Thermodynamic steam traps operate on the principle of difference between the flow of steam over a surface compared to the flow of condensate. Steam flowing over a surface creates a low-pressure area, this phenomenon being used to move a valve towards the seat and eventual closure.
Thermodynamic traps are phase sensing traps that discriminate between condensate and steam. There are three types of thermodynamic traps: disc, piston and lever traps.
This trap is a good general type trap where steam pressures remain constant. It can handle superheat and water hammer but is not recommended for process, since it has a tendency to air-bind and does not handle pressure fluctuations well.
A thermodynamic trap usually fails open. There are other conditions that may indicate steam wastage, such as “motor boating,” in which the disc begins to wear and fluctuates rapidly, allowing steam to leak through.
Explain the functioning Thermodisc Steam Trap.
Another very popular type of trap is the thermodisc trap, a rugged, simple, and easy-to-maintain trap. The only moving part is a disc. These traps have a disc that rises and falls depending on the variations in pressure between steam and condensate.
When condensate is present, it nudges the disc aside and drains. As condensate builds up it reduces the pressure in the upper chamber and allows the disc to move up for condensate discharge. Because the downstream side of the trap is lower in pressure than the upstream side, some of the condensate will flash into steam as the condensate reaches saturation temperature. Flash steam will escape to the area above the disc.
After the condensate has drained, steam velocity across the trap will increase, causing a sudden drop in pressure under the disc and snapping it closed. Steam will tend to keep the disc down or closed.
The pressure on both sides of the disc will be approximately equal. However, the disc is held closed because the area above the disc being acted on by the steam is larger than the area being acted on below the disc.

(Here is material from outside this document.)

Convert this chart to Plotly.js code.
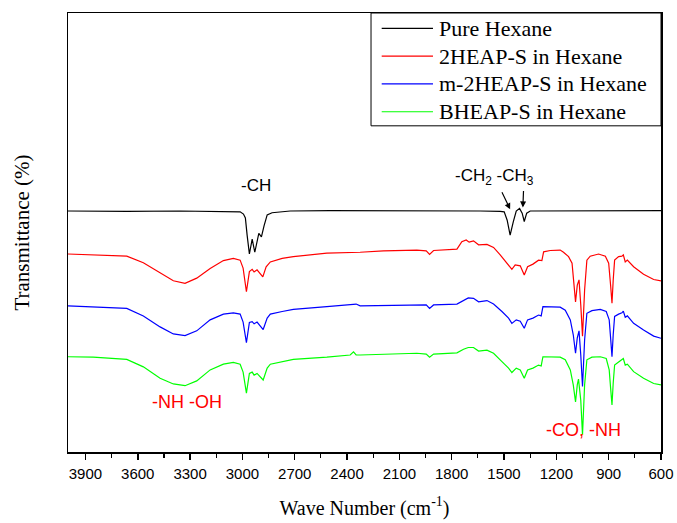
<!DOCTYPE html>
<html>
<head>
<meta charset="utf-8">
<script src="https://cdn.plot.ly/plotly-3.0.1.min.js"></script>
<style>
  html, body { margin: 0; padding: 0; background: #fff; }
  #chart { width: 677px; height: 523px; }
</style>
</head>
<body>
<div id="chart"></div>
<script>
// FTIR spectra: wave number (cm-1) and offset transmittance (arb. %)
const seriesNames = ['Pure Hexane', '2HEAP-S in Hexane', 'm-2HEAP-S in Hexane', 'BHEAP-S in Hexane'];
const seriesColors = ['#000000', '#ff0000', '#0000ff', '#00ff00'];

const hexaneWn = [4000, 3663, 3358, 3071, 3013, 2994, 2983, 2973, 2960, 2944, 2929, 2906, 2891, 2876, 2858, 2830,
  2726, 2497, 2210, 1923, 1637, 1522, 1499, 1482, 1465, 1447, 1430, 1411, 1396, 1384, 1370, 1350, 1178, 948, 776, 600];
const hexaneT = [54.9, 54.8, 54.9, 54.8, 54.7, 54.2, 53.3, 49.4, 45.1, 48.5, 45.5, 49.8, 49.0, 51.5, 54.0, 54.5,
  54.9, 55.0, 55.0, 54.9, 54.9, 54.8, 54.7, 52.8, 49.4, 52.4, 54.9, 55.5, 54.4, 52.5, 54.4, 54.9, 54.9, 55.0, 55.0, 55.0];

const heapWn = [4000, 3855, 3663, 3568, 3472, 3396, 3329, 3262, 3185, 3109, 3052, 3013, 2996, 2977, 2960, 2944, 2933,
  2916, 2883, 2864, 2840, 2772, 2708, 2516, 2325, 2191, 2000, 1946, 1927, 1904, 1770, 1742, 1717, 1700, 1675, 1646,
  1598, 1560, 1522, 1483, 1455, 1436, 1407, 1384, 1365, 1334, 1302, 1283, 1273, 1235, 1178, 1159, 1130, 1110, 1100,
  1090, 1080, 1070, 1060, 1050, 1038, 1025, 1006, 958, 919, 900, 889, 881, 874, 866, 843, 824, 816, 805, 793, 757,
  700, 642, 600];
const heapT = [45.1, 44.9, 44.6, 43.1, 40.7, 39.0, 38.4, 39.6, 41.8, 43.6, 44.1, 43.7, 41.9, 36.5, 41.1, 41.6, 41.0,
  41.5, 39.9, 42.2, 43.3, 44.1, 44.5, 45.3, 45.5, 45.8, 46.0, 45.8, 45.0, 45.9, 46.2, 47.9, 48.3, 47.8, 48.1, 47.2,
  47.3, 46.6, 44.9, 43.1, 41.6, 42.6, 42.4, 40.3, 42.2, 42.8, 43.7, 43.6, 45.6, 45.9, 46.0, 45.5, 44.5, 43.0, 39.2,
  34.2, 38.0, 39.2, 33.5, 26.4, 36.9, 43.7, 44.6, 45.1, 44.6, 43.0, 38.0, 33.9, 39.2, 43.7, 44.5, 44.6, 44.9, 43.3,
  43.7, 42.2, 40.5, 39.3, 39.0];

const mHeapWn = [4000, 3855, 3663, 3568, 3472, 3396, 3329, 3262, 3185, 3109, 3052, 3013, 2996, 2977, 2960, 2944, 2933,
  2916, 2881, 2858, 2840, 2772, 2708, 2516, 2363, 2348, 2325, 2000, 1946, 1927, 1904, 1770, 1732, 1705, 1675, 1646,
  1598, 1560, 1512, 1474, 1455, 1430, 1407, 1384, 1365, 1334, 1302, 1287, 1277, 1235, 1178, 1149, 1120, 1103, 1090,
  1080, 1070, 1060, 1050, 1038, 1025, 996, 948, 914, 897, 889, 881, 874, 866, 843, 824, 816, 805, 793, 757, 700,
  642, 600];
const mHeapT = [33.3, 33.1, 32.7, 31.0, 28.5, 26.9, 26.5, 27.6, 30.1, 31.4, 31.7, 31.4, 29.6, 24.9, 29.5, 29.7, 29.2,
  29.6, 27.9, 30.5, 31.4, 32.0, 32.5, 33.1, 33.5, 33.7, 33.3, 33.6, 33.5, 32.7, 33.5, 33.7, 34.6, 35.1, 35.0, 34.2,
  34.5, 33.7, 32.0, 30.5, 29.3, 30.1, 29.8, 28.2, 30.1, 30.5, 31.2, 31.0, 33.1, 33.1, 33.0, 32.3, 30.1, 26.7, 22.5,
  26.0, 27.6, 22.1, 14.9, 25.5, 31.6, 32.2, 32.5, 32.0, 30.1, 26.0, 21.7, 26.7, 30.9, 31.4, 31.7, 32.1, 30.7, 31.0,
  29.3, 27.8, 26.4, 25.9];

const bHeapWn = [4000, 3855, 3663, 3568, 3472, 3396, 3329, 3262, 3185, 3109, 3052, 3013, 2996, 2977, 2960, 2944, 2933,
  2916, 2881, 2858, 2840, 2772, 2708, 2516, 2382, 2363, 2348, 2325, 2000, 1946, 1927, 1904, 1770, 1732, 1705, 1675,
  1646, 1598, 1560, 1512, 1474, 1455, 1430, 1407, 1384, 1365, 1334, 1302, 1287, 1277, 1235, 1178, 1149, 1120, 1103,
  1090, 1080, 1073, 1060, 1050, 1038, 1025, 996, 948, 914, 897, 889, 881, 874, 866, 843, 824, 816, 805, 793, 757,
  700, 642, 600];
const bHeapT = [21.7, 21.6, 21.1, 19.4, 16.8, 15.5, 15.1, 16.2, 18.7, 20.0, 20.4, 20.0, 18.2, 13.4, 17.9, 18.2, 17.5,
  17.9, 16.4, 19.1, 20.0, 20.6, 21.1, 21.6, 22.1, 22.8, 22.1, 22.1, 22.5, 22.3, 21.6, 22.3, 22.6, 23.4, 23.8, 23.8,
  23.0, 23.2, 22.5, 20.6, 19.1, 18.1, 19.1, 18.7, 16.8, 18.7, 19.1, 19.8, 19.6, 21.7, 21.7, 21.6, 21.0, 18.7, 15.3,
  11.4, 15.3, 16.6, 11.8, 3.9, 15.3, 21.0, 21.6, 21.7, 21.3, 18.7, 14.6, 10.7, 15.7, 19.8, 20.5, 21.0, 21.3, 19.8,
  20.0, 18.3, 16.8, 15.6, 15.3];

const xTickVals = [3900, 3600, 3300, 3000, 2700, 2400, 2100, 1800, 1500, 1200, 900, 600];
const xTickText = xTickVals.map(String);

const wnSets = [hexaneWn, heapWn, mHeapWn, bHeapWn];
const tSets = [hexaneT, heapT, mHeapT, bHeapT];

const traces = wnSets.map((wn, i) => ({
  type: 'scatter',
  mode: 'lines',
  x: wn,
  y: tSets[i],
  name: seriesNames[i],
  line: { color: seriesColors[i], width: 1.2 },
  hoverinfo: 'skip',
  showlegend: false
}));

const sans = 'Liberation Sans, Arial, sans-serif';
const serif = 'Liberation Serif, Times New Roman, serif';

// Boxed key in the upper right corner (paper coordinates)
const keyBox = { x0: 0.511, x1: 1.0, y0: 0.743, y1: 1.0 };
const keyTop = 0.965, keyStep = 0.0633;
const keyLineX = [0.529, 0.6155], keyTextX = 0.623;

const keyShapes = [{
  type: 'rect', xref: 'paper', yref: 'paper',
  x0: keyBox.x0, x1: keyBox.x1, y0: keyBox.y0, y1: keyBox.y1,
  line: { color: '#000', width: 1 }, fillcolor: '#ffffff', layer: 'above'
}];
const keyNotes = [];
seriesNames.forEach((name, i) => {
  const yk = keyTop - i * keyStep;
  keyShapes.push({
    type: 'line', xref: 'paper', yref: 'paper',
    x0: keyLineX[0], x1: keyLineX[1], y0: yk, y1: yk,
    line: { color: seriesColors[i], width: 1.2 }, layer: 'above'
  });
  keyNotes.push({
    xref: 'paper', yref: 'paper', x: keyTextX, y: yk, xanchor: 'left', yanchor: 'middle',
    text: name, showarrow: false, font: { family: serif, size: 22, color: '#000' }
  });
});

const layout = {
  width: 677,
  height: 523,
  margin: { l: 68, r: 16, t: 13, b: 71 },
  paper_bgcolor: '#ffffff',
  plot_bgcolor: '#ffffff',
  showlegend: false,
  xaxis: {
    range: [4000, 600],
    tickvals: xTickVals,
    ticktext: xTickText,
    ticks: 'outside', ticklen: 6, tickwidth: 1.5, tickcolor: '#000',
    ticklabelstandoff: 1,
    minor: { dtick: 150, tick0: 600, ticks: 'outside', ticklen: 4, tickwidth: 1.2, tickcolor: '#000' },
    showline: true, linecolor: '#000', linewidth: 1.5, mirror: true,
    showgrid: false, zeroline: false,
    tickfont: { family: sans, size: 15, color: '#000' },
    title: { text: 'Wave Number (cm<sup>-1</sup>)', font: { family: serif, size: 20, color: '#000' }, standoff: 20 }
  },
  yaxis: {
    range: [0, 100],
    showticklabels: false, ticks: '',
    showline: true, linecolor: '#000', linewidth: 1.5, mirror: true,
    showgrid: false, zeroline: false,
    title: { text: 'Transmittance (%)', font: { family: serif, size: 21, color: '#000' }, standoff: 31 }
  },
  yaxis2: {
    range: [0, 100], overlaying: 'y', side: 'right',
    showticklabels: false, ticks: 'outside', ticklen: 4, tickwidth: 1, tickcolor: '#000',
    dtick: 3, tick0: 0, showgrid: false, zeroline: false, showline: false
  },
  shapes: keyShapes,
  annotations: [
    { x: 2922, y: 60.8, xref: 'x', yref: 'y', text: '-CH', showarrow: false,
      font: { family: sans, size: 17, color: '#000' } },
    { x: 1552, y: 62.6, xref: 'x', yref: 'y', text: '-CH<sub>2</sub> -CH<sub>3</sub>', showarrow: false,
      font: { family: sans, size: 17, color: '#000' } },
    { x: 1465, y: 55.3, ax: 1516, ay: 59.5, xref: 'x', yref: 'y', axref: 'x', ayref: 'y', text: '',
      showarrow: true, arrowhead: 2, arrowsize: 1, arrowwidth: 1.2, arrowcolor: '#000' },
    { x: 1392, y: 55.7, ax: 1388, ay: 59.8, xref: 'x', yref: 'y', axref: 'x', ayref: 'y', text: '',
      showarrow: true, arrowhead: 2, arrowsize: 1, arrowwidth: 1.2, arrowcolor: '#000' },
    { x: 3320, y: 11.5, xref: 'x', yref: 'y', text: '-NH -OH', showarrow: false,
      font: { family: sans, size: 18, color: '#ff0000' } },
    { x: 1044, y: 5.0, xref: 'x', yref: 'y', text: '-CO, -NH', showarrow: false,
      font: { family: sans, size: 18, color: '#ff0000' } }
  ].concat(keyNotes)
};

Plotly.newPlot('chart', traces, layout, { displayModeBar: false, staticPlot: true });
</script>
</body>
</html>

As the steam on the downstream side of the trap condenses, pressure will drop. When it drops low enough, the disc can be nudged off its seat and the process repeated. Pressure can also be relieved as air is removed via a micro-bleed path etched into the disc.
Based on how this trap operates, we can see that it is well suited for outdoor, high-pressure, and water-hammer-type applications. Because of its size and the design of the disc, you can see that this type is not as efficient at removing air. Also, the path is small and can easily become clogged. Therefore, a strainer should be used upstream of this trap.
Explain the functioning Orifice Steam Trap.
An orifice trap is rather simple; there are no moving parts, just a plate with a small orifice. Fixed orifice traps contain a set orifice in the trap body and continually discharge condensate. They are said to be self-regulating. As the rate of condensation decreases, the condensate temperature will increase, causing a throttling in the orifice and reducing capacity due to steam flashing on the downstream side. An increased load will decrease flashing and the orifice capacity will become greater.
Knowing just that, we can see that it can only be used in applications that operate continuously and have a constant load. It will not be able to handle air and condensate at the same time, and will allow some steam to pass. It may also back up condensate on start-up if the warm-up load is not considered.
There is the possibility that on light loads these traps will pass live steam. There is also a tendency to waterlog under wide load variations. They can become clogged due to particulate build-up in the orifice and at times impurities can cause an erosion and damage the orifice size, causing a blow-by of steam.
If it is sized for the start-up load, it may be too small for the running load, so sizing is critical. This is a trap that can easily become plugged. It would not be the best choice for an HVAC application or an application with a varying load.